Nonetheless, good fortification did make a difference, and perhaps most clearly so in the age of transition to the fortress architecture alia moderna, inaugurated by Italian military engineers of the late fifteenth century. The brilliant success of the "trace italienne" or bastioned trace was preceded and in a way necessitated by the brilliant success of the siege train, as developed by French artillery masters of the fifteenth century. In the last stages of the Hundred Years' War, Charles VII's siege train reduced as many as sixty English-held castles in a single season's campaign (1449); the city of Harfleur took four months to subdue in 1440, seventeen days in 1449.

By the 1460s, Italian military enterprisers like Federigo da Montefeltre, Duke of Urbino, were capturing fortified places by the use of mobile field artillery alia francese. Italian observers like Francesco Guicciardini, accustomed to a situation in which "the rulers of a state could hardly be disposessed," marveled at how fortresses were cracked open one after the other as France's Charles VIII (1484-1498) marched through Italy in 1494, en route to a short-lived conquest of the Kingdom of Naples. It was not just the throw-weight of projectiles that made the cannon of this era so much more effective than the onagers and trebuchets of an earlier time: since the gunpowder missile "travelled in a flat trajectory, it could be directed at the one point where a high wall is vulnerable to collapse, at its foundations."

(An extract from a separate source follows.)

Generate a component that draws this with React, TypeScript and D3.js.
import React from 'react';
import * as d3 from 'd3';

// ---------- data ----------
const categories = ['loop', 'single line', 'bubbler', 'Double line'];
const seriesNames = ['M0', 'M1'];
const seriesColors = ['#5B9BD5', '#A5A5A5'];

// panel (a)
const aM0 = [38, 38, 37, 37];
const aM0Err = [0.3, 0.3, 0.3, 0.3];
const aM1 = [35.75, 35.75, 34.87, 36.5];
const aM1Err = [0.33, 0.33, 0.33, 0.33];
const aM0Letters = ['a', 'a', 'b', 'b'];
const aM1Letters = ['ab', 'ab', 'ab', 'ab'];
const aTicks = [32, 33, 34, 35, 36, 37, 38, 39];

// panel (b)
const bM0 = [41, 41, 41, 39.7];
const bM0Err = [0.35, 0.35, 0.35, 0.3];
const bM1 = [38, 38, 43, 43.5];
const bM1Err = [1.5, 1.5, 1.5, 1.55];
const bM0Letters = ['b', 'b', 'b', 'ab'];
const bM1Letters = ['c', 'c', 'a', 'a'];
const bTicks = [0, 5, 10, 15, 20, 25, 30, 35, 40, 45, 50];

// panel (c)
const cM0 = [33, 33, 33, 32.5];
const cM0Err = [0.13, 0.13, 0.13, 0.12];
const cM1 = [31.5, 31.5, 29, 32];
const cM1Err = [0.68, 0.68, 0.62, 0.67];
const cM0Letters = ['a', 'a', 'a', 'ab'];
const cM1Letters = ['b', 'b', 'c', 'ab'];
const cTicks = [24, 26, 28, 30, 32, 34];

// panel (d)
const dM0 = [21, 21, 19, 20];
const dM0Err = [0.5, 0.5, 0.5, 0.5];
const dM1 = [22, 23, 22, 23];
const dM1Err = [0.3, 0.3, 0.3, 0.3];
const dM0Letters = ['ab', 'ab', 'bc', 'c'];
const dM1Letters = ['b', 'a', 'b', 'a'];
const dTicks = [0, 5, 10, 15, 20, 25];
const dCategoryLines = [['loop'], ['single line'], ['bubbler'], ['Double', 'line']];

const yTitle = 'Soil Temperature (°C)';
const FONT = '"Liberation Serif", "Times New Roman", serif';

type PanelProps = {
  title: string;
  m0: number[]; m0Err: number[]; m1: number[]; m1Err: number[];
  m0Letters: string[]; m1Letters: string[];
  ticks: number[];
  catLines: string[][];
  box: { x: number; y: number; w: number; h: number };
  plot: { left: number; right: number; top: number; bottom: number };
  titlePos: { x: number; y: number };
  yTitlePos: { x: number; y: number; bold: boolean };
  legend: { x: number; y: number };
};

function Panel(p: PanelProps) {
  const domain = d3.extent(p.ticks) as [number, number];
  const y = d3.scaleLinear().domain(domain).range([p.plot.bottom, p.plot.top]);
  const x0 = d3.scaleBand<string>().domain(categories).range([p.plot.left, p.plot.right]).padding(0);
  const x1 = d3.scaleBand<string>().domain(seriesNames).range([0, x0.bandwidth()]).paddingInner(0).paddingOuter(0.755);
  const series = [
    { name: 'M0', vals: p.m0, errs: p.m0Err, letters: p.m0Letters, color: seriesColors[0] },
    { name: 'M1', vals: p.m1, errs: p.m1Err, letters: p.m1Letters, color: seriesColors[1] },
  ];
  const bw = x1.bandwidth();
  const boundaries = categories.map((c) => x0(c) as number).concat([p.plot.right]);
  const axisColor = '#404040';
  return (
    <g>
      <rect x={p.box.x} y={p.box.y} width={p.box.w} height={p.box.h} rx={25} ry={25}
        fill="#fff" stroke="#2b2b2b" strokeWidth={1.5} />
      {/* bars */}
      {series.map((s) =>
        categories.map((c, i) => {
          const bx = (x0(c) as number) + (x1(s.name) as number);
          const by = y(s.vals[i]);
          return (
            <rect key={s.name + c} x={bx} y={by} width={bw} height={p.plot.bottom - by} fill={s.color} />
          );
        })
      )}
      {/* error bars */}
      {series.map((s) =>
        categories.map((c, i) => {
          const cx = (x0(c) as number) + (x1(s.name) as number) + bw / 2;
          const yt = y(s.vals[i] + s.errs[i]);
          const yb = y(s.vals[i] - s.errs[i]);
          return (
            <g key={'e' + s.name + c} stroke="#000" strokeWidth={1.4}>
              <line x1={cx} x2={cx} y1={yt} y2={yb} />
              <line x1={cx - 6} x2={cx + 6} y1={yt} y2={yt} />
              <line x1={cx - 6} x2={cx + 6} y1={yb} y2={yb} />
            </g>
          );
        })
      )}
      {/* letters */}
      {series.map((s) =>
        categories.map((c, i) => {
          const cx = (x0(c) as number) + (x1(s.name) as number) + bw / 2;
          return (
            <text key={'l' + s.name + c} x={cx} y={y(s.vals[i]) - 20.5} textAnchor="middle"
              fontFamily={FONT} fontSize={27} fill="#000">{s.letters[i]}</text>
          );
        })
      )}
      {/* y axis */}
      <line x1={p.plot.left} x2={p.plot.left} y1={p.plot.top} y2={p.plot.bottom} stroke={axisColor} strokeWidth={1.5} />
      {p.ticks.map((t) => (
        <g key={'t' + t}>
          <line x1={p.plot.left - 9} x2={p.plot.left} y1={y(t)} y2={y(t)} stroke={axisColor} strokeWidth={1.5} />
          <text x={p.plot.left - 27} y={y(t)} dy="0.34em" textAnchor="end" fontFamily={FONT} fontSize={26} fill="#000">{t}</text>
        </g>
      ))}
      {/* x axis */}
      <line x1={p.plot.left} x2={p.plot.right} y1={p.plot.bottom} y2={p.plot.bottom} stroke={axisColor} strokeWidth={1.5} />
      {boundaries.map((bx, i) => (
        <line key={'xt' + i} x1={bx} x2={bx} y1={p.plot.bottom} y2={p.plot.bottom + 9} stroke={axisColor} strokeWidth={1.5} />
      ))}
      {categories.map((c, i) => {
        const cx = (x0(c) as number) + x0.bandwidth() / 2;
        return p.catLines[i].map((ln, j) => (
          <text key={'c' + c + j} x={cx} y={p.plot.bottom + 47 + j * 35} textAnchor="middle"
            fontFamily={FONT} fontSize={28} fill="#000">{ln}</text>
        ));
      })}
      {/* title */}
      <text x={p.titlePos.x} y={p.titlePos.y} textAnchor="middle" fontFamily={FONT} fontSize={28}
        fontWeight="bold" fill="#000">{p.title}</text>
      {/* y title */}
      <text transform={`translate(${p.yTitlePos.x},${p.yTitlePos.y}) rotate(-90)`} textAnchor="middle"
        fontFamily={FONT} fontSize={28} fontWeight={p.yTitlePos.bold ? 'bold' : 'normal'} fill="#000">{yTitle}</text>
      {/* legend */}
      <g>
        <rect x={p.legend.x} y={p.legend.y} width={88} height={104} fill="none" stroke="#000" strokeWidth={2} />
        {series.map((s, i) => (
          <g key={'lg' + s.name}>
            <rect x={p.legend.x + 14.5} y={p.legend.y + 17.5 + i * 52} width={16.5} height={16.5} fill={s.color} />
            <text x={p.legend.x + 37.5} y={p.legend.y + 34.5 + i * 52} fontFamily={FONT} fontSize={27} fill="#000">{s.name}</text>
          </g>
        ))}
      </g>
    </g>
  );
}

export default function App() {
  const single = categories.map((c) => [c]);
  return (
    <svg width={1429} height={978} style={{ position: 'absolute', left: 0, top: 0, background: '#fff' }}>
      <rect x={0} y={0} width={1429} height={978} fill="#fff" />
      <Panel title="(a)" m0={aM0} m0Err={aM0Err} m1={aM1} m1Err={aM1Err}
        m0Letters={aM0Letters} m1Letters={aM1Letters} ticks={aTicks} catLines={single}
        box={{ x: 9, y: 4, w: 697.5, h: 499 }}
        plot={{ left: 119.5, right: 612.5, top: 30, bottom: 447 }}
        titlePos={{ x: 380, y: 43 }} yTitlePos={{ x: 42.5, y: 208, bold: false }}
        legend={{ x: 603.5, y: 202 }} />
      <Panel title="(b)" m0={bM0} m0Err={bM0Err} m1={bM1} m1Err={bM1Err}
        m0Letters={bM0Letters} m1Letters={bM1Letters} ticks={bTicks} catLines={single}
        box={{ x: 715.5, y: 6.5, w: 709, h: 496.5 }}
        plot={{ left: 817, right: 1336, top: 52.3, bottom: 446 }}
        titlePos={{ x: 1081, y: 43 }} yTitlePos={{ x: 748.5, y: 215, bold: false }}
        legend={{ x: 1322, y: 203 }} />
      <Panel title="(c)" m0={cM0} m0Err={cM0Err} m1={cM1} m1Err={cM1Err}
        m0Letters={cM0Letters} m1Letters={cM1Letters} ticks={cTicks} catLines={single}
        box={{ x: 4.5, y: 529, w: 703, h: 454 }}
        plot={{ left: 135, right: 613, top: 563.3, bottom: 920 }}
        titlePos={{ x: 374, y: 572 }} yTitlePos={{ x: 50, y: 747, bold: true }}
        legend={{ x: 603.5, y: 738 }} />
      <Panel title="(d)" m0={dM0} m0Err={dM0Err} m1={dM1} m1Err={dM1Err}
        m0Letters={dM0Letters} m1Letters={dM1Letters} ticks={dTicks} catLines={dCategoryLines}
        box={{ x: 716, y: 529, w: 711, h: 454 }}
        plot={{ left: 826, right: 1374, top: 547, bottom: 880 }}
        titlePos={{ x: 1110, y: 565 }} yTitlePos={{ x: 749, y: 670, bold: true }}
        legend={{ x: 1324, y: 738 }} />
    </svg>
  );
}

The new system devised to withstand artillery bombardment had as one of its principal elements a low rampart. In a fully developed bastioned trace, a high curtain wall of medieval vintage was torn down and replaced by a low, stone-or brick-faced rampart that could absorb the shock of incoming cannonballs without giving way. In a less costly variant of the same principle, the old curtain wall remained standing while the suburbs beyond it were cleared to build a new-style rampart or "gun gallery" for the emplacement of cannon. In a pinch, a hastily built earthen rampart could serve to close a breach made by artillery in an old-style curtain wall. This expedient, known in Italy as a retirata, was used successfully by Pisa in its defense against the French (1500), by Fra Giocondo, Venice's military architect, in his defense of Padua against the armies of the League of Cambrai (1509), by the duke of Guise in his defense of Metz against Charles V (1552-3), and by the burghers of Leiden against the Spaniards (1573-4).

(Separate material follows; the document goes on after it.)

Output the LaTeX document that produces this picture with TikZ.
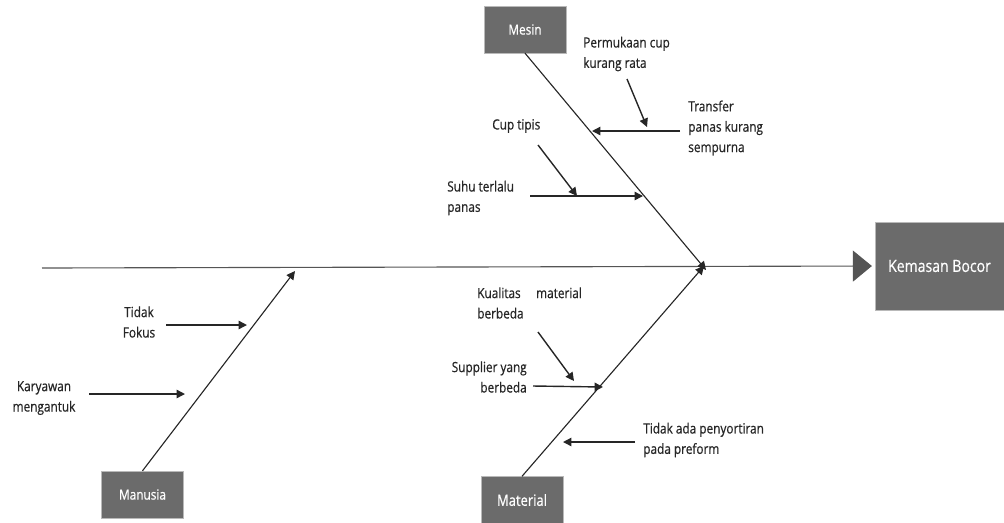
\documentclass[tikz,border=0pt]{standalone}
\usepackage{fontspec}
\setmainfont{Open Sans}[FakeStretch=0.84,FakeBold=0.6]
\usetikzlibrary{arrows.meta}
\definecolor{boxgray}{HTML}{6B6B6B}
\definecolor{inkgray}{HTML}{262626}
\definecolor{spinegray}{HTML}{555555}

\begin{document}
\begin{tikzpicture}[x=0.025cm,y=-0.025cm,font=\fontsize{10}{14.5}\selectfont]
\tikzset{
% Gray boxes for the effect and the cause categories
cat box/.style={rectangle,fill=boxgray,draw=gray!55,text=white,inner sep=0,minimum width=2.05cm,minimum height=1.17cm},
% Lines: the spine, the bones and the small cause arrows
spine/.style={draw=spinegray,line width=0.8pt,-{Triangle[length=13.5pt,width=22pt]},shorten >=2pt},
bone/.style={draw=inkgray,line width=0.8pt,-{Triangle[length=6pt,width=6pt]}},
cause/.style={draw=inkgray,line width=1pt,-{Triangle[length=6pt,width=6pt]}},
cause text/.style={text=inkgray,inner sep=0}
}
\useasboundingbox (0,0) rectangle (1004,522);

% Effect and categories
\node(kemasan)[cat box,minimum width=3.225cm,minimum height=2.2cm,font=\fontsize{11.9}{14}\selectfont] at (939.5,266) {Kemasan Bocor};
\node(mesin)[cat box] at (525,29.5) {Mesin};
\node(manusia)[cat box] at (142.5,494.5) {Manusia};
\node(material)[cat box,font=\fontsize{11}{14}\selectfont] at (522,500) {Material};

% Spine and bones
\coordinate (tail) at (42,268);
\coordinate (hmesin) at (706,270);
\coordinate (hmanusia) at (295,271);
\coordinate (hmaterial) at (704,266);
\draw[spine] (tail) -- (kemasan.west);
\draw[bone] (mesin.south) -- (hmesin);
\draw[bone] (manusia.north) -- (hmanusia);
\draw[bone] (material.north) -- (hmaterial);

% Causes: Mesin
\node(permukaan)[cause text,anchor=west,align=left] at (583,54) {Permukaan cup\\kurang rata};
\node(transfer)[cause text,anchor=west,align=left] at (688,128) {Transfer\\panas kurang\\sempurna};
\node(cuptipis)[cause text,anchor=west] at (492,126) {Cup tipis};
\node(suhu)[cause text,anchor=west,align=left] at (447,198) {Suhu terlalu\\panas};
\coordinate (p0) at (627,79);   \coordinate (p1) at (647,127);
\coordinate (t0) at (680,131);  \coordinate (t1) at (592,131);
\coordinate (c0) at (538,145);  \coordinate (c1) at (577,196);
\coordinate (s0) at (530,196);  \coordinate (s1) at (643,196);
\draw[cause] (p0) -- (p1);
\draw[cause] (t0) -- (t1);
\draw[cause] (c0) -- (c1);
\draw[cause] (s0) -- (s1);

% Causes: Manusia
\node(fokus)[cause text,align=center] at (139,322) {Tidak\\Fokus};
\node(karyawan)[cause text,align=center] at (44,398) {Karyawan\\mengantuk};
\coordinate (f0) at (166,325);  \coordinate (f1) at (247,325);
\coordinate (k0) at (89,394);   \coordinate (k1) at (185,394);
\draw[cause] (f0) -- (f1);
\draw[cause] (k0) -- (k1);

% Causes: Material
\node(kualitas)[cause text,anchor=west,align=left] at (477,303) {Kualitas\hspace{11pt}material\\berbeda};
\node(supplier)[cause text,anchor=east,align=right] at (527,377) {Supplier yang\\berbeda};
\node(sortir)[cause text,anchor=west,align=left] at (643,440) {Tidak ada penyortiran\\pada preform};
\coordinate (q0) at (538,332);  \coordinate (q1) at (574,381);
\coordinate (u0) at (533,386);  \coordinate (u1) at (603,387);
\coordinate (o0) at (635,442);  \coordinate (o1) at (563,442);
\draw[cause] (q0) -- (q1);
\draw[cause] (u0) -- (u1);
\draw[cause] (o0) -- (o1);
\end{tikzpicture}
\end{document}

The second main element of the new system — the bastions properly so-called — was a series of triangular or spear-shaped gun platforms projecting at regular intervals, so constructed that the emplaced cannon could rake the ground at some distance in front of the rampart, while each point along the rampart was enfiladed by covering fire from opposite directions, with the inner loopholes or gunslits protected from besiegers' fire by the bastion's laterally projecting lobes. Fortresses equipped with bastions proved able to stand off or at least delay the advance of immense forces. In 1532 Nicola Juresic, castellan of Guns in Hungary, held out with his 800 men for twenty-one days against the armies of Suleyman the Lawgiver. In Italy, military planners were reluctant to undertake the siege of "artillery fortresses." By 1530, Michele di Sanmichele, by completely rebuilding the fortifications of his native Verona, had shown how the new principles could be applied to the defense of a large city.

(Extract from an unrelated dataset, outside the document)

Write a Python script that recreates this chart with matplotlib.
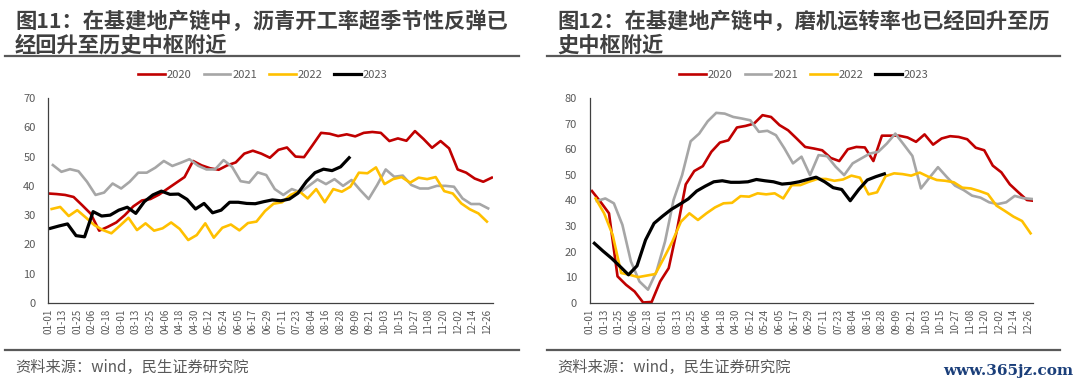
import numpy as np
import matplotlib.pyplot as plt
from matplotlib.lines import Line2D

plt.rcParams['font.family'] = ['Noto Sans CJK SC', 'DejaVu Sans']

# x axis: day of year, ticks every 12 days
tick_days = list(range(0, 361, 12))
tick_labels = ['01-01', '01-13', '01-25', '02-06', '02-18', '03-01', '03-13', '03-25',
               '04-06', '04-18', '04-30', '05-12', '05-24', '06-05', '06-17', '06-29',
               '07-11', '07-23', '08-04', '08-16', '08-28', '09-09', '09-21', '10-03',
               '10-15', '10-27', '11-08', '11-20', '12-02', '12-14', '12-26']
years = ['2020', '2021', '2022', '2023']

# 图11 asphalt operating rate (weekly), first day of each series
asphalt_start = [0, 4, 3, 2]
asphalt_2020 = [37.4, 37.2, 36.9, 36.2, 33.4, 30.5, 24.7, 26, 27.5, 30, 33, 35, 35.5, 37, 39,
                41, 43, 48.5, 47, 46, 45.5, 47, 48, 51, 52, 51, 49.6, 52.3, 53.1, 50, 49.8,
                53.9, 58.1, 57.8, 57, 57.6, 56.9, 58.1, 58.4, 58.1, 55.3, 56.2, 55.4, 58.7,
                56, 53, 55.3, 52.8, 45.6, 44.5, 42.5, 41.4, 42.8]
asphalt_2021 = [47.1, 44.8, 45.7, 45, 41.4, 36.9, 37.7, 40.8, 39.1, 41.4, 44.5, 44.5, 46.2,
                48.5, 46.8, 47.9, 49.1, 46.9, 45.6, 45.6, 48.8, 46.5, 41.6, 41.1, 44.6, 43.7,
                38.9, 36.9, 38.9, 37.8, 40, 42.2, 40.6, 42.3, 40, 42, 38.6, 35.5, 40.3, 45.6,
                43.1, 43.5, 40.3, 39.1, 39.1, 40, 40, 39.7, 35.7, 33.8, 33.8, 32.3]
asphalt_2022 = [32.1, 32.8, 29.7, 31.7, 29.2, 26.6, 24.9, 23.8, 26.4, 29.1, 24.9, 27.2, 24.7,
                25.5, 27.5, 25.3, 21.5, 23.2, 27.2, 22.3, 25.7, 26.8, 24.8, 27.3, 27.8, 31.4,
                33.9, 34.4, 36.9, 38.2, 35.7, 38.9, 34.4, 38.9, 38, 39.7, 44.5, 44.3, 46.3,
                40.6, 42.3, 43, 41.1, 42.8, 42.3, 43, 38.2, 37.4, 34, 32, 30.6, 27.8]
asphalt_2023 = [25.5, 26.3, 27, 23, 22.6, 31.2, 29.7, 30, 31.7, 32.7, 30.6, 34.6, 36.9, 38.2,
                37.1, 37.2, 35.4, 32.1, 34, 30.8, 31.7, 34.4, 34.4, 34, 33.9, 34.6, 35.2,
                34.9, 35.5, 37.5, 41.5, 44.5, 45.7, 45.2, 46.5, 49.6]

# 图12 mill operating rate (weekly)
mill_start = [2, 6, 5, 4]
mill_2020 = [43.7, 39.5, 35, 10.4, 7.1, 4.5, 0.2, 0.4, 8.4, 13.6, 29, 46.3, 51.5, 53.4, 59,
             62.6, 63.5, 68.5, 69.1, 70, 73.3, 72.6, 69.4, 67.4, 64.2, 60.9, 60.3, 59.6, 56.6,
             55.4, 60, 60.9, 60.7, 55.4, 65.3, 65.3, 65.3, 64.6, 62.9, 65.8, 61.8, 64.2,
             65.1, 64.8, 63.9, 60.6, 59.6, 53.6, 51, 46.3, 43.2, 40.2, 39.8]
mill_2021 = [39.8, 40.8, 38.9, 30.5, 16.2, 8.4, 5.2, 12.3, 24, 40.2, 49.9, 63.1, 66.1, 70.9,
             74.2, 73.9, 72.6, 72, 71.3, 66.8, 67.2, 65.5, 60.3, 54.5, 57.1, 49.9, 57.7,
             57.3, 53.2, 49.9, 54.5, 56.4, 58.3, 59, 62.2, 66.1, 61.8, 57.4, 44.7, 48.9, 53,
             49.3, 45.8, 44.1, 41.9, 41.1, 39.3, 38.6, 39.3, 41.8, 40.9, 40.6]
mill_2022 = [40.8, 35, 26.6, 11.7, 11, 10.1, 10.7, 11.3, 17.5, 24, 31.7, 35, 32.4, 35, 37.3,
             38.9, 39.1, 41.7, 41.5, 42.8, 42.4, 42.8, 40.8, 46, 46, 47.3, 48.4, 48.4, 47.7,
             48.2, 49.7, 48.9, 42.4, 43.2, 49.5, 50.6, 50.3, 49.7, 50.9, 49.3, 48, 47.7,
             47.1, 45, 44.7, 43.7, 42.5, 38, 35.9, 33.7, 32, 27.2]
mill_2023 = [23.3, 20.3, 17.5, 14.3, 11, 14.5, 24.6, 31.1, 33.9, 36.5, 38.5, 40.6, 43.7, 45.6,
             47.3, 47.7, 47.1, 47.1, 47.3, 48.2, 47.7, 47.3, 46.4, 46.7, 47.3, 48.2, 49.1,
             47.3, 45, 44.3, 39.9, 44.3, 48, 49.3, 50.4]

colors = ['#C00000', '#A6A6A6', '#FFC000', '#000000']
widths = [1.9, 1.9, 1.9, 2.3]
text_gray = '#595959'
title_gray = '#404040'

W, H = 1080, 386
fig = plt.figure(figsize=(W / 100, H / 100), dpi=100)


def fx(px):
    return px / W


def fy(py):
    return 1 - py / H


def draw_panel(x0, x1, xmax, ymax, series, starts, title1, title2, legend_cx, page_l, page_r):
    ax = fig.add_axes([fx(x0), fy(303), fx(x1 - x0), (303 - 98) / H])
    for vals, st, c, lw, lab in zip(series, starts, colors, widths, years):
        days = st + 7 * np.arange(len(vals))
        ax.plot(days, vals, color=c, lw=lw, label=lab, solid_joinstyle='round')
    ax.set_xlim(0, xmax)
    ax.set_ylim(0, ymax)
    ax.set_yticks(range(0, ymax + 1, 10))
    ax.set_xticks(tick_days)
    ax.set_xticklabels(tick_labels, rotation=90, fontsize=7, color=text_gray)
    ax.tick_params(axis='y', labelsize=8, labelcolor=text_gray, length=0, pad=9)
    ax.tick_params(axis='x', length=0, pad=4)
    for s in ['top', 'right']:
        ax.spines[s].set_visible(False)
    for s in ['left', 'bottom']:
        ax.spines[s].set_color('#404040')
        ax.spines[s].set_linewidth(0.9)

    fig.text(fx(page_l + 10), fy(21), title1, fontsize=15.3, fontweight='bold',
             color=title_gray, va='center', ha='left')
    fig.text(fx(page_l + 10), fy(45), title2, fontsize=15.3, fontweight='bold',
             color=title_gray, va='center', ha='left')
    fig.add_artist(Line2D([fx(page_l), fx(page_r)], [fy(56), fy(56)], color='#595959', lw=1.6))
    fig.add_artist(Line2D([fx(page_l), fx(page_r)], [fy(350), fy(350)], color='#595959', lw=1.6))
    fig.text(fx(page_l + 10), fy(367), '资料来源：wind，民生证券研究院', fontsize=11,
             color=text_gray, va='center', ha='left')

    handles, labels = ax.get_legend_handles_labels()
    fig.legend(handles, labels, loc='center', bbox_to_anchor=(fx(legend_cx), fy(75)),
               ncol=4, frameon=False, fontsize=8, handlelength=2.4, handletextpad=0.15,
               columnspacing=1.1, labelcolor=text_gray)
    return ax


draw_panel(48, 493, 365, 70,
           [asphalt_2020, asphalt_2021, asphalt_2022, asphalt_2023], asphalt_start,
           '图11：在基建地产链中，沥青开工率超季节性反弹已', '经回升至历史中枢附近',
           263, 5, 519)
draw_panel(589.5, 1033, 364, 80,
           [mill_2020, mill_2021, mill_2022, mill_2023], mill_start,
           '图12：在基建地产链中，磨机运转率也已经回升至历', '史中枢附近',
           804, 547, 1060)

fig.text(fx(1073), fy(371), 'www.365jz.com', fontsize=11, color='#1B3F7A',
         family='DejaVu Serif', fontweight='bold', ha='right', va='center')

fig.savefig('out.png', dpi=100)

In practice, however, few cities had the resources to support reconstruction on the massive scale that was required. Taking into account the outworks as well as the rampart and its ring of bastions, a fully built bastioned trace could take up as much ground as the area occupied by the city itself. The city as a form of human society was apparently not well adapted to enclosure within such a massive girdle: new fortress-cities would eventually be built in the alia moderna style, but none ever attained the population level envisioned by its builders. In fact, the practical need for multiple fortifications in the new style became apparent only as the available supply of heavy guns increased dramatically in Europe, during the second half of the sixteenth century.

Quentin Hughes believes that "nearly all the main towns in Europe were refortified in the second half of the sixteenth or at the beginning of the seventeenth century." But Simon Pepper and Nicholas Adams take a different view: As late as the end of the sixteenth century, "none of the greatest cities of Europe could boast a complete and fully bastioned enceinte." Yet if Europe's cities were slow in adopting the bastioned trace, more costly by far than a curtain wall, military strategists were even slower in devising means to attack the new fortifications successfully.

Not until Vauban, the military architect and grand strategist for Louis XIV (1660-1715), did planners perfect a system of entrenching that enabled attackers to enclose a city, guard against reinforcement, and advance step-by-step towards the bastions that were the key to its defenses. The military balance thus swung once again in favor of the offense, but at a daunting cost. In Vauban's opinion anyone expecting to take a properly fortified place needed a force at least ten times greater than that of the defenders. Hence the great sieges of the seventeenth century, like the fortifications against which they were directed, were turned into symbols of the awesome power of those few princes who controlled the resources of large and well-governed states.

One may say in conclusion that the recorded history of town wall building begins with the kings of ancient Sumer and ends with the rulers who disposed over the huge siege armies of seventeenth- and eighteenth-century Europe. The window on that great tradition that this volume affords begins with Epaminondas, the founder of Theban hegemony in Greece, and ends with Louis XIV of France.